For decades, the unjust deaths of activists has been in the news or heard about in our communities and social circles. In 2019 alone, 212 defenders of the environment were murdered around the world, with mining the deadliest sector.
These deaths have become so frequent that often they go under the radar of the mainstream media. However, the murder of KwaZulu-Natal activist Fikile Ntshangase, 65, has made many pause, and sparked as much anger as it has sadness — and concern for the future.
Fikile Ntshangase was the vice-chairperson of a subcommittee of the Mfolozi Community Environmental Justice Organisation (Mcejo). She took on the massive challenge of opposing the proposed expansion of the Tendele Coal mine at Somkhele in KwaZulu-Natal, which would not only cause massive environmental destruction, but also require the relocation of 21 families from their ancestral land. She approached this as she did everything in her life, with unshakable courage.
In the days before Ntshangase’s murder, Tendele Coal was pushing Mcejo to withdraw its court challenge of the expansion of its coal mine at Somkhele, even though the company had failed to address the community concerns raised in the court case.
Many of her fellow subcommittee members signed this “agreement” without a mandate from Mcejo, Ntshangase did not. In fact she had intended to write an affidavit, testifying that subcommittee members had offered her a payment of R350 000 in return for her signature.
She declined this cheap offer and in her own words explained her decision: “I refused to sign. I cannot sell out my people. And if need be, I will die for my people.”
This unfortunately became a reality when she was shot in her own home by four men and left to die, days after making this statement. Ntshangase’s environmental and social justice work has long been an inspiration to so many of her family, her friends and the activist community at large.
Her legacy will surely continue to inspire environmental justice activists for time to come. Her strength in the face of adversity has now become a symbol of courage for young activists, even those who did not have the privilege of knowing this extraordinary woman. Although she is no longer with us we look to her example and take what we have learnt from her into our own practice.
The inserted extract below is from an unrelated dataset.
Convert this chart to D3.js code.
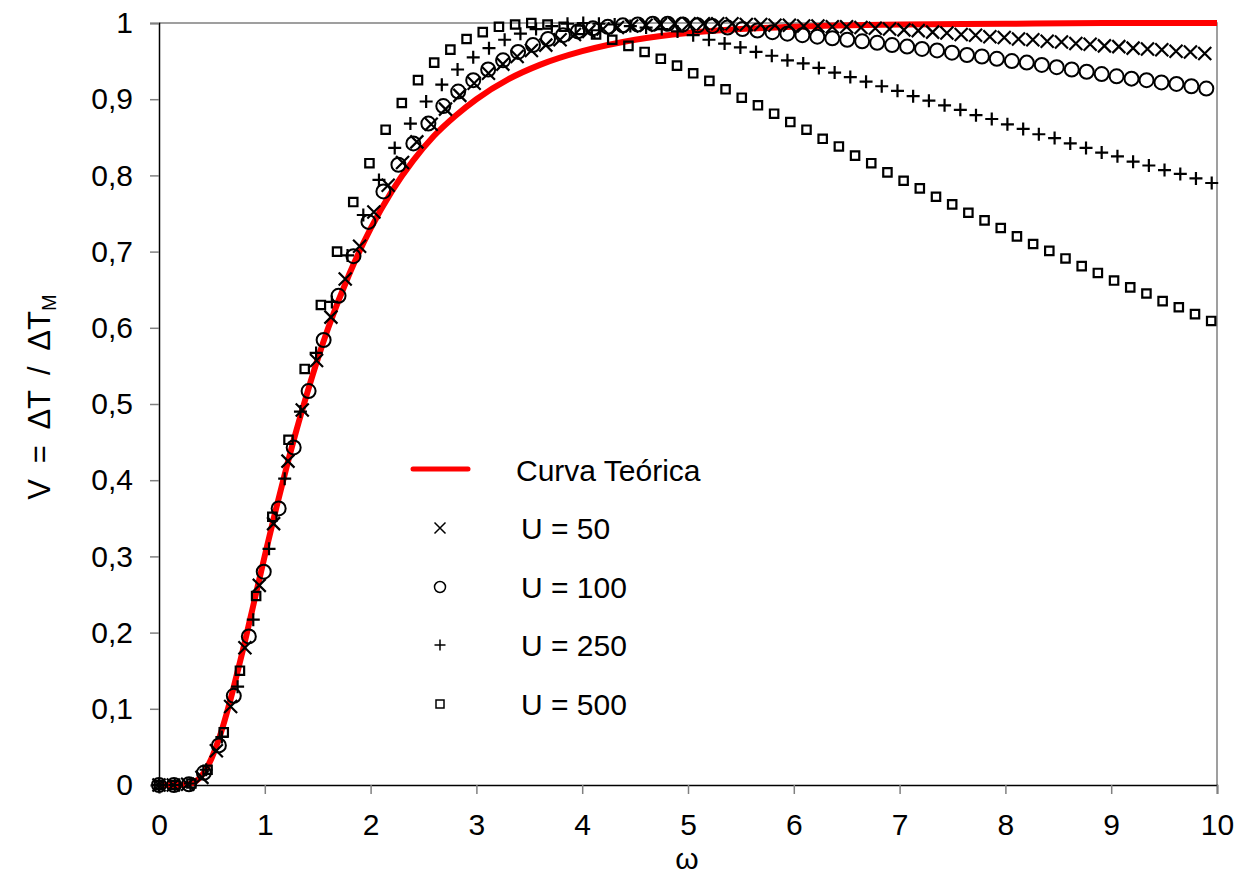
<!DOCTYPE html>
<html>
<head>
<meta charset="utf-8">
<script src="https://cdn.jsdelivr.net/npm/d3@7"></script>
<style>
  html, body { margin: 0; padding: 0; background: #fff; }
  svg { display: block; }
  text { font-family: "Liberation Sans", Arial, Helvetica, sans-serif; fill: #000; }
</style>
</head>
<body>
<svg id="chart" width="1248" height="876"></svg>
<script>
// ---------------- DATA ----------------
const xTicks = [0, 1, 2, 3, 4, 5, 6, 7, 8, 9, 10];
const yTicks = [0, 0.1, 0.2, 0.3, 0.4, 0.5, 0.6, 0.7, 0.8, 0.9, 1];
const yTickLabels = ["0", "0,1", "0,2", "0,3", "0,4", "0,5", "0,6", "0,7", "0,8", "0,9", "1"];

const xTitle = "ω";
const seriesNames = ["Curva Teórica", "U = 50", "U = 100", "U = 250", "U = 500"];

// Theoretical curve
const omegaCurve = [0, 0.2, 0.25, 0.3, 0.35, 0.4, 0.45, 0.5, 0.55, 0.6, 0.65, 0.7, 0.75, 0.8, 0.85, 0.9, 0.95, 1.0,
  1.1, 1.2, 1.3, 1.4, 1.5, 1.6, 1.8, 2.0, 2.2, 2.4, 2.6, 2.8, 3.0, 3.3, 3.6, 4.0, 4.5, 5.0, 5.5, 6.0, 7.0, 8.0, 9.0, 10.0];
const vCurve = [0, 0.00004, 0.0004, 0.0017, 0.0052, 0.0117, 0.022, 0.036, 0.054, 0.075, 0.099, 0.125, 0.153, 0.181, 0.211, 0.241, 0.271, 0.301,
  0.359, 0.414, 0.466, 0.514, 0.559, 0.600, 0.671, 0.730, 0.779, 0.819, 0.852, 0.878, 0.900, 0.926, 0.945, 0.963, 0.978, 0.987, 0.992, 0.995, 0.998, 0.999, 1.0, 1.0];

// U = 50 (x markers)
const omega50 = [0, 0.135, 0.271, 0.406, 0.542, 0.677, 0.812, 0.948, 1.083, 1.219, 1.354, 1.489, 1.625, 1.760, 1.896,
  2.031, 2.166, 2.302, 2.437, 2.573, 2.708, 2.843, 2.979, 3.114, 3.250, 3.385, 3.520, 3.656, 3.791, 3.927, 4.062, 4.197,
  4.333, 4.468, 4.604, 4.739, 4.874, 5.010, 5.145, 5.281, 5.416, 5.551, 5.687, 5.822, 5.958, 6.093, 6.228, 6.364, 6.499,
  6.635, 6.770, 6.905, 7.041, 7.176, 7.312, 7.447, 7.582, 7.718, 7.853, 7.989, 8.124, 8.259, 8.395, 8.530, 8.666, 8.801,
  8.936, 9.072, 9.207, 9.343, 9.478, 9.613, 9.749, 9.884];
const v50 = [0, 0, 0.001, 0.010, 0.045, 0.103, 0.180, 0.262, 0.343, 0.425, 0.492, 0.557, 0.614, 0.664, 0.707,
  0.752, 0.787, 0.817, 0.844, 0.867, 0.887, 0.905, 0.921, 0.934, 0.946, 0.956, 0.964, 0.971, 0.978, 0.985, 0.989, 0.992,
  0.994, 0.996, 0.997, 0.998, 0.999, 0.999, 0.999, 0.999, 0.999, 0.998, 0.998, 0.997, 0.997, 0.996, 0.996, 0.995, 0.995,
  0.994, 0.993, 0.992, 0.991, 0.990, 0.988, 0.987, 0.985, 0.984, 0.982, 0.981, 0.979, 0.978, 0.976, 0.975, 0.973, 0.972,
  0.970, 0.969, 0.967, 0.966, 0.965, 0.963, 0.962, 0.960];

// U = 100 (circles)
const omega100 = [0, 0.141, 0.283, 0.424, 0.566, 0.707, 0.849, 0.990, 1.131, 1.273, 1.414, 1.556, 1.697, 1.838, 1.980,
  2.121, 2.263, 2.404, 2.546, 2.687, 2.828, 2.970, 3.111, 3.252, 3.394, 3.535, 3.677, 3.818, 3.959, 4.101, 4.242, 4.384,
  4.525, 4.667, 4.808, 4.949, 5.091, 5.232, 5.374, 5.515, 5.656, 5.798, 5.939, 6.081, 6.222, 6.364, 6.505, 6.646, 6.788,
  6.929, 7.071, 7.212, 7.354, 7.495, 7.637, 7.778, 7.919, 8.061, 8.202, 8.344, 8.485, 8.627, 8.768, 8.910, 9.051, 9.192,
  9.334, 9.475, 9.617, 9.758, 9.899];
const v100 = [0, 0, 0.001, 0.016, 0.052, 0.117, 0.195, 0.280, 0.363, 0.443, 0.517, 0.584, 0.642, 0.694, 0.739,
  0.779, 0.814, 0.842, 0.868, 0.891, 0.910, 0.925, 0.939, 0.951, 0.962, 0.971, 0.979, 0.984, 0.989, 0.993, 0.995, 0.997,
  0.998, 0.999, 0.999, 0.998, 0.997, 0.996, 0.994, 0.992, 0.990, 0.988, 0.986, 0.984, 0.982, 0.980, 0.978, 0.976, 0.974,
  0.971, 0.969, 0.966, 0.964, 0.961, 0.958, 0.956, 0.953, 0.950, 0.948, 0.945, 0.942, 0.939, 0.936, 0.933, 0.930, 0.927,
  0.925, 0.922, 0.920, 0.917, 0.914];

// U = 250 (plus markers)
const omega250 = [0, 0.149, 0.297, 0.446, 0.594, 0.743, 0.891, 1.040, 1.188, 1.337, 1.485, 1.634, 1.782, 1.931,
  2.079, 2.228, 2.376, 2.525, 2.673, 2.822, 2.970, 3.119, 3.267, 3.416, 3.564, 3.713, 3.861, 4.010, 4.158, 4.307, 4.455,
  4.604, 4.752, 4.901, 5.049, 5.198, 5.346, 5.495, 5.643, 5.792, 5.940, 6.089, 6.237, 6.386, 6.534, 6.683, 6.831, 6.980,
  7.128, 7.277, 7.425, 7.574, 7.722, 7.871, 8.019, 8.168, 8.316, 8.465, 8.613, 8.762, 8.910, 9.059, 9.207, 9.356, 9.504,
  9.653, 9.801, 9.950];
const v250 = [0, 0, 0.002, 0.020, 0.063, 0.129, 0.217, 0.310, 0.402, 0.490, 0.567, 0.634, 0.695, 0.748,
  0.794, 0.836, 0.868, 0.897, 0.919, 0.939, 0.955, 0.967, 0.978, 0.986, 0.992, 0.996, 0.999, 1.000, 0.999, 0.998, 0.996,
  0.994, 0.992, 0.989, 0.984, 0.978, 0.973, 0.968, 0.962, 0.957, 0.951, 0.947, 0.941, 0.935, 0.929, 0.923, 0.917, 0.911,
  0.904, 0.898, 0.892, 0.886, 0.879, 0.874, 0.867, 0.861, 0.854, 0.849, 0.842, 0.836, 0.830, 0.825, 0.818, 0.813, 0.807,
  0.802, 0.796, 0.790];

// U = 500 (square markers)
const omega500 = [0, 0.153, 0.306, 0.459, 0.612, 0.765, 0.918, 1.071, 1.224, 1.377, 1.530, 1.683, 1.836, 1.989,
  2.142, 2.295, 2.448, 2.601, 2.754, 2.907, 3.060, 3.213, 3.366, 3.519, 3.672, 3.825, 3.978, 4.131, 4.284, 4.437, 4.590,
  4.743, 4.896, 5.049, 5.202, 5.355, 5.508, 5.661, 5.814, 5.967, 6.120, 6.273, 6.426, 6.579, 6.732, 6.885, 7.038, 7.191,
  7.344, 7.497, 7.650, 7.803, 7.956, 8.109, 8.262, 8.415, 8.568, 8.721, 8.874, 9.027, 9.180, 9.333, 9.486, 9.639, 9.792,
  9.945];
const v500 = [0, 0, 0.002, 0.020, 0.069, 0.150, 0.248, 0.352, 0.453, 0.546, 0.630, 0.700, 0.765, 0.816,
  0.860, 0.895, 0.925, 0.948, 0.965, 0.979, 0.988, 0.995, 0.998, 1.000, 0.998, 0.995, 0.991, 0.985, 0.978, 0.970, 0.962,
  0.953, 0.944, 0.934, 0.924, 0.913, 0.902, 0.892, 0.881, 0.870, 0.860, 0.848, 0.838, 0.826, 0.816, 0.804, 0.793, 0.783,
  0.772, 0.762, 0.751, 0.741, 0.731, 0.720, 0.710, 0.701, 0.691, 0.681, 0.672, 0.662, 0.653, 0.645, 0.635, 0.627, 0.618,
  0.609];

// ---------------- DRAWING ----------------
const svg = d3.select("#chart");
const plot = { left: 159, right: 1217, top: 23, bottom: 785 };

const x = d3.scaleLinear().domain([0, 10]).range([plot.left, plot.right]);
const y = d3.scaleLinear().domain([0, 1]).range([plot.bottom, plot.top]);

const FONT = 30;

// plot area border (top & right grey)
svg.append("path")
  .attr("d", `M${plot.left},${plot.top}H${plot.right}V${plot.bottom}`)
  .attr("fill", "none").attr("stroke", "#808080").attr("stroke-width", 1.5);

// Y axis
const yAxis = d3.axisLeft(y).tickValues(yTicks).tickSize(9).tickPadding(17)
  .tickFormat((d, i) => yTickLabels[i]);
const gy = svg.append("g").attr("transform", `translate(${plot.left},0)`).call(yAxis);
gy.select(".domain").attr("stroke", "#000").attr("stroke-width", 1.5);
gy.selectAll(".tick line").attr("stroke", "#808080").attr("stroke-width", 1.5);
gy.selectAll(".tick text").attr("font-size", FONT).attr("font-family", "Liberation Sans, Arial, sans-serif").attr("fill", "#000");

// X axis
const xAxis = d3.axisBottom(x).tickValues(xTicks).tickSize(9).tickPadding(20).tickFormat(d3.format("d"));
const gx = svg.append("g").attr("transform", `translate(0,${plot.bottom})`).call(xAxis);
gx.select(".domain").attr("stroke", "#000").attr("stroke-width", 1.5);
gx.selectAll(".tick line").attr("stroke", "#808080").attr("stroke-width", 1.5);
gx.selectAll(".tick text").attr("font-size", FONT).attr("font-family", "Liberation Sans, Arial, sans-serif").attr("fill", "#000");

// Axis titles
svg.append("text")
  .attr("x", x(5) - 1).attr("y", 869)
  .attr("text-anchor", "middle").attr("font-size", FONT)
  .attr("font-family", "Liberation Serif, serif")
  .text(xTitle);

const yTitle = svg.append("text")
  .attr("transform", `translate(50,397) rotate(-90)`)
  .attr("text-anchor", "middle").attr("font-size", 31)
  .attr("word-spacing", 7);
yTitle.append("tspan").text("V = ΔT / ΔT");
yTitle.append("tspan").attr("font-size", 20).attr("dy", 6).text("M");

// Theoretical curve
const line = d3.line().x(d => x(d[0])).y(d => y(d[1])).curve(d3.curveMonotoneX);
svg.append("path")
  .datum(d3.zip(omegaCurve, vCurve))
  .attr("d", line)
  .attr("fill", "none").attr("stroke", "#ff0000").attr("stroke-width", 6)
  .attr("stroke-linejoin", "round");

// marker shapes
function markerPath(type, s) {
  if (type === "x") return `M${-s},${-s}L${s},${s}M${-s},${s}L${s},${-s}`;
  if (type === "plus") return `M${-s},0H${s}M0,${-s}V${s}`;
  if (type === "square") return `M${-s},${-s}H${s}V${s}H${-s}Z`;
  return null;
}

function drawSeries(xs, vs, type, cls) {
  const data = d3.zip(xs, vs);
  const g = svg.append("g").attr("class", cls);
  if (type === "circle") {
    g.selectAll("circle").data(data).join("circle")
      .attr("cx", d => x(d[0])).attr("cy", d => y(d[1])).attr("r", 7)
      .attr("fill", "none").attr("stroke", "#000").attr("stroke-width", 2);
  } else {
    const size = type === "square" ? 4.2 : 6.5;
    g.selectAll("path").data(data).join("path")
      .attr("transform", d => `translate(${x(d[0])},${y(d[1])})`)
      .attr("d", markerPath(type, size))
      .attr("fill", "none").attr("stroke", "#000").attr("stroke-width", 2.2);
  }
}

drawSeries(omega50, v50, "x", "u50");
drawSeries(omega100, v100, "circle", "u100");
drawSeries(omega250, v250, "plus", "u250");
drawSeries(omega500, v500, "square", "u500");

// Legend
const legend = svg.append("g");
legend.append("line")
  .attr("x1", 413).attr("x2", 468).attr("y1", 469).attr("y2", 469)
  .attr("stroke", "#ff0000").attr("stroke-width", 5).attr("stroke-linecap", "round");
legend.append("text").attr("x", 516).attr("y", 481).attr("font-size", FONT).text(seriesNames[0]);

const legendTypes = ["x", "circle", "plus", "square"];
const legendY = [528, 587, 645, 704];
legendTypes.forEach((t, i) => {
  const cy = legendY[i];
  if (t === "circle") {
    legend.append("circle").attr("cx", 440).attr("cy", cy).attr("r", 5.5)
      .attr("fill", "none").attr("stroke", "#000").attr("stroke-width", 1.5);
  } else {
    legend.append("path").attr("transform", `translate(440,${cy})`)
      .attr("d", markerPath(t, t === "square" ? 4 : 5.5))
      .attr("fill", "none").attr("stroke", "#000").attr("stroke-width", 1.5);
  }
  legend.append("text").attr("x", 521).attr("y", cy + 11).attr("font-size", FONT).text(seriesNames[i + 1]);
});
</script>
</body>
</html>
Tragically, this reality is faced by many activists — not only here in South Africa, but all over the world. We see similar incidents in Nigeria, where environmental pollution has been rising and continues to arise from foreign Big Oil prospecting and exploration in the Niger Delta — a region with a steadily growing population, estimated at more than 30-million people (this being the count in 2005).
We see how this injustice has not only negatively affected the area’s biodiversity, but also plagued local communities with major health issues. We see how activists who are resisting these massively destructive efforts by the Big Oil exploiters are met with violence and threats to their lives and those of their family members; so much so that, for years, many were too fearful to even speak out against this because they feared the consequences.
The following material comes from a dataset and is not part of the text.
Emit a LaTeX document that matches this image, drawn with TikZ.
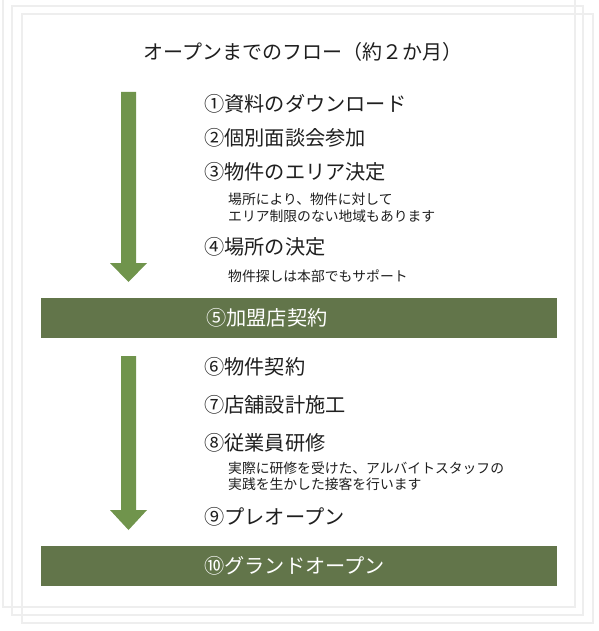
\documentclass[tikz,border=0pt]{standalone}
\usepackage{fontspec}
\setmainfont{Noto Sans CJK JP}
\definecolor{bargreen}{RGB}{98,117,74}
\definecolor{arrowgreen}{RGB}{112,148,76}
\definecolor{sheetline}{RGB}{238,238,238}
\begin{document}
\begin{tikzpicture}[x=1pt,y=-1pt,
  sheet/.style={draw=sheetline,line width=1.1pt},
  title/.style={inner sep=0pt,font=\fontsize{20}{23}\selectfont,text=black!88},
  item/.style={anchor=west,inner sep=0pt,font=\fontsize{20.2}{23}\selectfont,text=black!88},
  note/.style={anchor=west,inner sep=0pt,align=left,font=\fontsize{13.8}{16.5}\selectfont,text=black!88},
  bar/.style={fill=bargreen,draw=none},
  bartext/.style={anchor=west,inner sep=0pt,font=\fontsize{20.2}{23}\selectfont,text=white},
  bigarrow/.style={fill=arrowgreen,draw=none}]
\useasboundingbox (0,0) rectangle (598,631);
\fill[white] (0,0) rectangle (598,631);
% stacked sheets
\draw[sheet] (22,14) rectangle (593,623);
\draw[sheet] (12,6) rectangle (583,615);
\draw[sheet] (3,-2) rectangle (575,607);
% title
\node[title] (title) at (303,52) {オープンまでのフロー（約２か月）};
% first arrow
\fill[bigarrow] (121,92) -- (136,92) -- (136,263) -- (147,263) -- (128.5,282) -- (110,263) -- (121,263) -- cycle;
\node[item] (s1) at (204,104) {①資料のダウンロード};
\node[item] (s2) at (204,138) {②個別面談会参加};
\node[item] (s3) at (204,172) {③物件のエリア決定};
\node[note] (n3) at (228,208) {場所により、物件に対して\\エリア制限のない地域もあります};
\node[item] (s4) at (204,247) {④場所の決定};
\node[note] (n4) at (228,276) {物件探しは本部でもサポート};
% bar 1
\fill[bar] (41,298) rectangle (557,338);
\node[bartext] (s5) at (206,318) {⑤加盟店契約};
% second arrow
\fill[bigarrow] (121,356) -- (136,356) -- (136,510) -- (147,510) -- (128.5,530) -- (110,510) -- (121,510) -- cycle;
\node[item] (s6) at (204,367) {⑥物件契約};
\node[item] (s7) at (204,405) {⑦店舗設計施工};
\node[item] (s8) at (204,443) {⑧従業員研修};
\node[note] (n8) at (228,476) {実際に研修を受けた、アルバイトスタッフの\\実践を生かした接客を行います};
\node[item] (s9) at (204,517) {⑨プレオープン};
% bar 2
\fill[bar] (41,546) rectangle (557,586);
\node[bartext] (s10) at (204,566) {⑩グランドオープン};
\end{tikzpicture}
\end{document}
We also see this outside the continent, for example, in the Amazon rainforest in Brazil, where anger and alarm has spread among socio-environmental justice activists, as well as the indigenous rights activists. These activists are faced with displacement, violence and threats to their lives as they stand up to the massive deforestation taking place and against the murders of indigenous peoples.
This attack to the rainforest, which provides between 9% and 16% of our oxygen on Earth devastates the natural biodiversity, destroying the habitats of innumerable species and accelerating extinction. It also destroys the livelihoods and way of life of the almost 400 indigenous communities who live there, and depend on the forest to sustain their communities.
These harsh realities, while becoming a regular occurrence, must never be accepted.
We must not reach a point where we are not enraged by this injustice. Many have said that they won’t lose that rage, but they are beginning to lose hope and the courage to fight.
This is the intention of those waging environmental destruction. They believe that by threatening us that they might silence us. They believe that by targeting the under-represented — community members in under-resourced communities, and Indigenous peoples, who have for decades been ignored by governments and the media — that their actions will not be made public. They believe that taking the life of someone who is speaking out against injustice and corruption will make everyone abandon the fight.
We can not let that happen.
It is our duty to continue to take up the struggles for justice that those who were taken from us were not able to complete. We must continue to stand up and speak out for those who are unable to do so for themselves, and we need to do so together.
There may be moments when we feel as if all hope is lost; when all struggle seems futile. We must take a step back, catch our breath and remember that those who were unjustly taken cannot have died in vain and those who will inherit the Earth are depending on us. Our courage, our hope and our willpower are our strongest weapons. You are not alone in the fight for justice: together we can do anything.